Tree Closing Window#

The purpose of the Planning Procedure below is to state the de facto agreement on the process for Tree Closing Windows (TCW). A few enhancements will be proposed along the way in italics.

Planning Procedure#

The goal is to have all the workload, durations, and personnel assignments done at least one week in advance of the TCW.

  • All requests for work during a TCW must be submitted to CAB no later than 2 meetings prior to the TCW. (This is typically 10 days.)

    • Late requests that extend the TCW will be denied unless they are emergency.

    • Late requests that fit within the planned window will be denied unless there is good reason for the lateness. Even so, they may be denied if personnel changes would be needed.

    • Late requests that do not require a tree closure are up to IT to decide.

  • All requests must include (handled as part of the CAB Change Request process):

    • Steps and duration for “all goes well”.

    • Steps and duration for rollback.

    • Assistance needed (specifically). E.g. “zeus expert” or “buildapi expert”

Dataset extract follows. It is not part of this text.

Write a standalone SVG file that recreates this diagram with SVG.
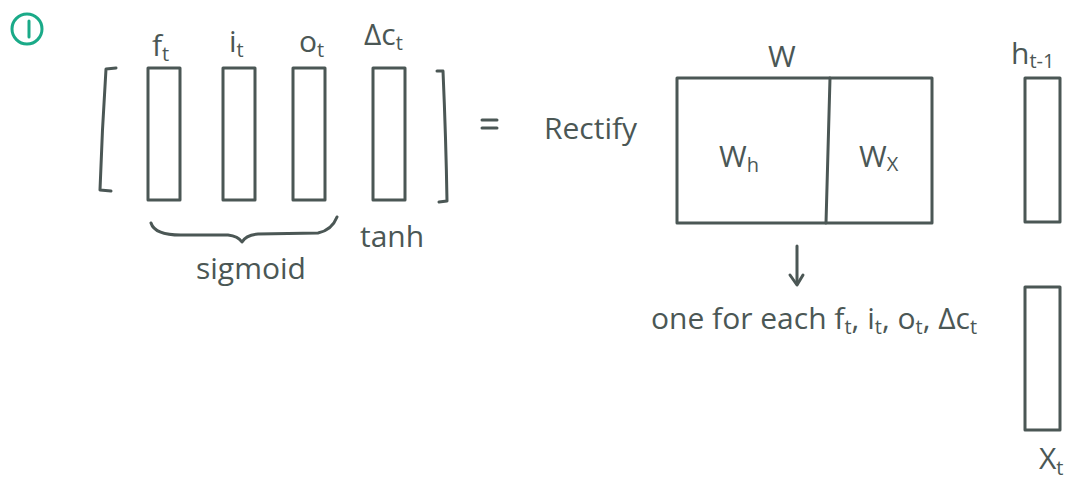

  • There is no official calendar of potential TCW dates (in part because there is no official calendar of release dates). A TCW date is calculated as follows:

    • The master schedule is driven off the official release schedule. Usually, TCW is the 3rd Saturday after Firefox release, but may be the 4th with pre-arrangement with Release Management.

  • No later than 2 Fridays preceding the TCW (8 days), the composite time line will be established and documented in a spreadsheet.

    Note

    Tracking Bug

    The tracking bug summary should be updated with the planned start and completion times of the TCW.

    Note

    Early Viewing

    An early view of what has been requested for the next TCW can be seen via the TCW Requests link into Service Now.

  • As soon as the list of activities is determined, RelEng can make a determination whether the TCW can use a “soft close” or a “hard close”.

  • No later than end-of-day Wednesday preceding the downtime, RelEng constructs an email announcement, based on the text posted on internal status by MOC. That email is cross posted to the appropriate engineering lists. (Currently, that is dev-planning, dev-tree-management, dev-platform.)

    Note

    RelEng Contact Posts to Newsgroups

    The MOC will publish a note on the internal status page describing the changes. However, they do not have posting privileges to the newsgroups. Therefore the RelEng contact person posts (forwards) on the MOC’s behalf, adding any addition information (such as “soft close” status). Even if the MOC email is sent to everyone, we still post to newsgroups to reach community members of the development community.

Tree Closing Window Execution#

The MOC administers the TCW. In general, the following generally occur:

  • Spreadsheet with name of person on the hook for each bug and support group created. Links and any special contact info should be in the pad.

  • Planned timeline in the spreadsheet.

  • Communication channels defined. Usually irc (#moc), backup irc (freenode #mozilla-it), Vidyo (MOC) if needed.

  • Designated person to run the TCW. Usually the on-call MOC staffer.

  • Spreadsheet is kept current with status, including times.

  • All people involved with a tree closing part of the window remain on call until the trees are reopened.

The checklist below is for before, during, and after a Tree Closing Window (TCW). These are the actions for almost any TCW. Most will benefit from specific additions.

Wednesday Before#

Review any notes or bugs from prior TCWs that may be relevant.

Ensure the decision on “hard close” vs. “soft close” has been made.

Make sure all communications have gone out from the Planning Procedure.

Double check all bugs to be included, make sure you know how to recover from potential issues. The CAB list is the “source of truth”.

Day of TCW#

Check and screenshot various dashboards to see what is current “normal”.

(optional) post message in IRC channels in advance. Usually #mobile, #developers, and #releng. Sample:

REMINDER - Trees close in about 1 hour for https://bugzil.la/1087431

Pull up local copies of all bugs and the spreadsheet, in case of network issues (planned, or unplanned)

Log in to the primary and backup IRC channels, see IT IRC usage, make sure you have latest passwords.

Touch base with the MOC “on duty” person about 15 minutes before scheduled start of TCW.

Close the trees with the tracker bug URL mentioned. (For “soft tree closing” TCW:

  • Hard close autoland first.

  • Select all the open branches and add the message “TCW in process, devs need to handle their own restarts”, and “open” them saving state.

When TCW Done, Before Opening Trees#

Check nagios dashboard that all is as expected.

Check build API for pending, running, and recent to ensure those system are up.

Check Treeherder to ensure it is up.

Reopen regular trees.

Reopen autoland (if closed for this TCW).

Update notes and file bugs as appropriate to capture any issues. Invite all TCW participants to do the same.

Next Business Day#

Review any notes or bugs, and ensure they have enough context.

File Bugzilla tickets for any work that must be done. Put a link to the Bugzilla ticket in the GitHub issue, but do not close the issue until the bug is fixed.